Releases: bitbank2/JPEGDEC
Fixed for Arduino targets
Recent changes for Intel + Arm64 broke the MCU reference code. I stabilized the code again, but had to temporarily disable the M4/M7 SIMD optimizations. I'll work on a new release to re-enable them. Meanwhile... For x86/x64 and Arm64, the optimizations make the code quite a bit faster.

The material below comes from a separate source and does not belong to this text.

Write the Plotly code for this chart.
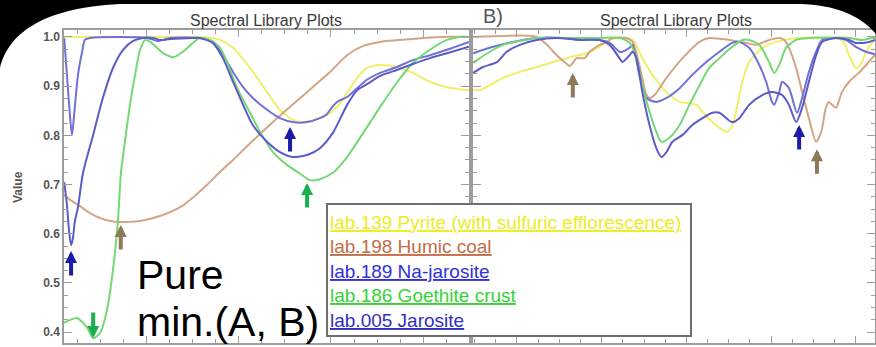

Fix 16-byte alignment of buffers for ESP32-S3 SIMD
I thought I had this working properly in build 1.4.0, but a user alerted me that the 16-byte alignment of the pixel buffer and MCU buffers wasn't always guaranteed, so this release adds specific code to ensure that both of those buffers are always 16-byte aligned.
Added ESP32-S3 SIMD
This release adds initial support for accelerating the decode by using the ESP32-S3's SIMD instructions. My measurements show a 20-40% speedup depending on the options. I wrote a short blog post about how I figured out how to use these instructions here:
https://bitbanksoftware.blogspot.com/2024/01/surprise-esp32-s3-has-few-simd.html
Fixed simd conflict on Cortex-M
In the last release I added NEON optimizations for the output stage and unfortunately they were enabled for Cortex-M targets too. This caused a compiler error. This release fixes the issue.
RGBA 32-bit and initial aarch64 SIMD
I corrected some errors in the 16 different permutations of subsampling and scaling options. I also added an experimental set of code to optimize the color conversion for aarch64 (Arm NEON) for the 4:2:0 subsampling, full size output. On my MacBook Air M1, it doubles the decode speed. A 126K 938x698 file decodes in just 8 milliseconds (previously 15 milliseconds). I can optimize this code for x86 and Arm desktop usage, but need to evaluate the cost/benefit of investing the time. I believe my code can beat libjpeg-turbo for certain situations (if I fully deploy SIMD optimizations). Please let me know if you need this code optimized for your desktop application.
fixed compiler warnings for new RGB8888 code
The warnings of pointer type difference (uint32_t * vs uint16_t *) can create errors depending on the compiler settings. This change casts all of the pointers to the correct type.
Added RGB8888 pixel type
This release adds support for outputting RGB8888 (RGBA 32-bit) pixels. All options are supported the same way. The output pixel buffer can only hold half as many 32-bit pixels compared to 16-bit pixels. I also updated the Linux example to allow file conversion of JPEG to Windows BMP files (32-bit pixels).
Added HTTP Stream API and indicator of clipped MCUs to draw callback
This release adds the open() method to work with streams and provides a new variable to the JPEGDRAW callback (iWidthUsed). For images which are not an exact multiple of MCUs wide, this variable allows you to know when to clip columns off the right edge, but doesn't change the bytes-per-line behavior of the output pixels. For example, if a non-subsampled color image is 33 pixels wide, the JPEGDraw callback will provide strips of pixels 40 wide (5 x mcu width 8). For the call containing the right edge, the iWidthUsed variable will be different from the iWidth variable to alert you of pixels to be clipped.
Added context/user pointer to draw callback
This release adds the ability to have a user-supplied context pointer passed to the JPEGDRAW callback function.
esp32_demo fix
This release fixes a problem with the decoder comparing the output Y value with the current Y when there is a starting offset. It also updates the esp32_demo sketch to reflect the changes to both the bb_spi_lcd library and JPEGDEC.